Type out the data exactly as given. Skip any image.
--- START ---
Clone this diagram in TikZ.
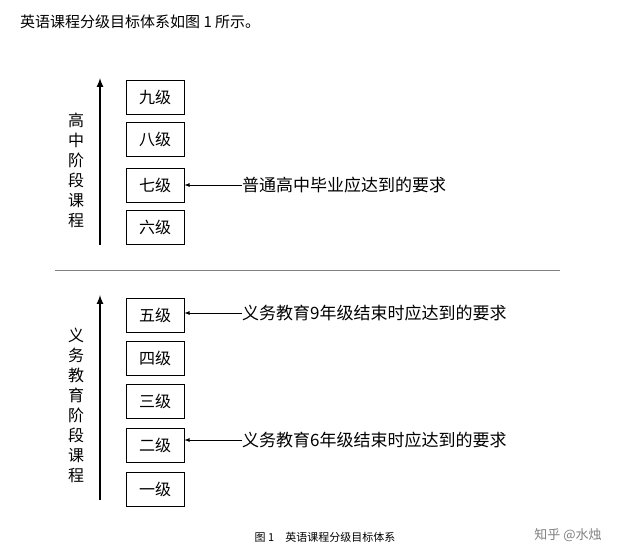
\documentclass[tikz,border=0pt]{standalone}
\usepackage{fontspec}
\setmainfont{Noto Sans CJK SC}
\usetikzlibrary{positioning}
\begin{document}
\begin{tikzpicture}[x=1pt, y=-1pt, font=\fontsize{15}{17}\selectfont]

\tikzstyle{lvl} = [rectangle, draw, thick, minimum height=34pt, minimum width=58pt, inner sep=0pt, font=\fontsize{16}{18}\selectfont]
\tikzstyle{req} = [anchor=west, inner sep=0pt, font=\fontsize{17}{19}\selectfont]
\tikzstyle{stage} = [align=center, font=\fontsize{16}{20}\selectfont]

\useasboundingbox (0,0) rectangle (620,559);

% Title
\node[anchor=west, inner sep=0pt] (title) at (20,22) {英语课程分级目标体系如图 1 所示。};

% Upper levels
\node[lvl] (l9) at (155,97) {九级};
\node[lvl] (l8) at (155,139) {八级};
\node[lvl] (l7) at (155,185) {七级};
\node[lvl] (l6) at (155,227) {六级};

% Lower levels
\node[lvl] (l5) at (155,315) {五级};
\node[lvl] (l4) at (155,358) {四级};
\node[lvl] (l3) at (155,401) {三级};
\node[lvl] (l2) at (155,445) {二级};
\node[lvl] (l1) at (155,489) {一级};

% Stage arrows
\coordinate (ua) at (100,245);
\coordinate (ub) at (100,78);
\coordinate (la) at (100,500);
\coordinate (lb) at (100,295);
\draw[-latex, line width=2pt] (ua) -- (ub);
\draw[-latex, line width=2pt] (la) -- (lb);

\node[stage] (high) at (76,170) {高\\中\\阶\\段\\课\\程};
\node[stage] (comp) at (76,405) {义\\务\\教\\育\\阶\\段\\课\\程};

% Separator
\coordinate (sl) at (55,270);
\coordinate (sr) at (560,270);
\draw[gray] (sl) -- (sr);

% Requirements
\node[req] (r7) at (242,185) {普通高中毕业应达到的要求};
\node[req] (r5) at (242,313) {义务教育9年级结束时应达到的要求};
\node[req] (r2) at (242,440) {义务教育6年级结束时应达到的要求};
\draw[-latex, thick] (r7.west) -- (l7.east |- r7.west);
\draw[-latex, thick] (r5.west) -- (l5.east |- r5.west);
\draw[-latex, thick] (r2.west) -- (l2.east |- r2.west);

% Caption
\node[font=\fontsize{11}{13}\selectfont] (cap) at (325,537) {图 1\quad 英语课程分级目标体系};
\node[font=\fontsize{13}{15}\selectfont, text=gray] (mark) at (568,535) {知乎 @水烛};

\end{tikzpicture}
\end{document}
--- END ---
Response to this exercise:
Clone this diagram in TikZ.
\documentclass[tikz,border=0pt]{standalone}
\usepackage{fontspec}
\setmainfont{Noto Sans CJK SC}
\usetikzlibrary{positioning}
\begin{document}
\begin{tikzpicture}[x=1pt, y=-1pt, font=\fontsize{15}{17}\selectfont]

\tikzstyle{lvl} = [rectangle, draw, thick, minimum height=34pt, minimum width=58pt, inner sep=0pt, font=\fontsize{16}{18}\selectfont]
\tikzstyle{req} = [anchor=west, inner sep=0pt, font=\fontsize{17}{19}\selectfont]
\tikzstyle{stage} = [align=center, font=\fontsize{16}{20}\selectfont]

\useasboundingbox (0,0) rectangle (620,559);

% Title
\node[anchor=west, inner sep=0pt] (title) at (20,22) {英语课程分级目标体系如图 1 所示。};

% Upper levels
\node[lvl] (l9) at (155,97) {九级};
\node[lvl] (l8) at (155,139) {八级};
\node[lvl] (l7) at (155,185) {七级};
\node[lvl] (l6) at (155,227) {六级};

% Lower levels
\node[lvl] (l5) at (155,315) {五级};
\node[lvl] (l4) at (155,358) {四级};
\node[lvl] (l3) at (155,401) {三级};
\node[lvl] (l2) at (155,445) {二级};
\node[lvl] (l1) at (155,489) {一级};

% Stage arrows
\coordinate (ua) at (100,245);
\coordinate (ub) at (100,78);
\coordinate (la) at (100,500);
\coordinate (lb) at (100,295);
\draw[-latex, line width=2pt] (ua) -- (ub);
\draw[-latex, line width=2pt] (la) -- (lb);

\node[stage] (high) at (76,170) {高\\中\\阶\\段\\课\\程};
\node[stage] (comp) at (76,405) {义\\务\\教\\育\\阶\\段\\课\\程};

% Separator
\coordinate (sl) at (55,270);
\coordinate (sr) at (560,270);
\draw[gray] (sl) -- (sr);

% Requirements
\node[req] (r7) at (242,185) {普通高中毕业应达到的要求};
\node[req] (r5) at (242,313) {义务教育9年级结束时应达到的要求};
\node[req] (r2) at (242,440) {义务教育6年级结束时应达到的要求};
\draw[-latex, thick] (r7.west) -- (l7.east |- r7.west);
\draw[-latex, thick] (r5.west) -- (l5.east |- r5.west);
\draw[-latex, thick] (r2.west) -- (l2.east |- r2.west);

% Caption
\node[font=\fontsize{11}{13}\selectfont] (cap) at (325,537) {图 1\quad 英语课程分级目标体系};
\node[font=\fontsize{13}{15}\selectfont, text=gray] (mark) at (568,535) {知乎 @水烛};

\end{tikzpicture}
\end{document}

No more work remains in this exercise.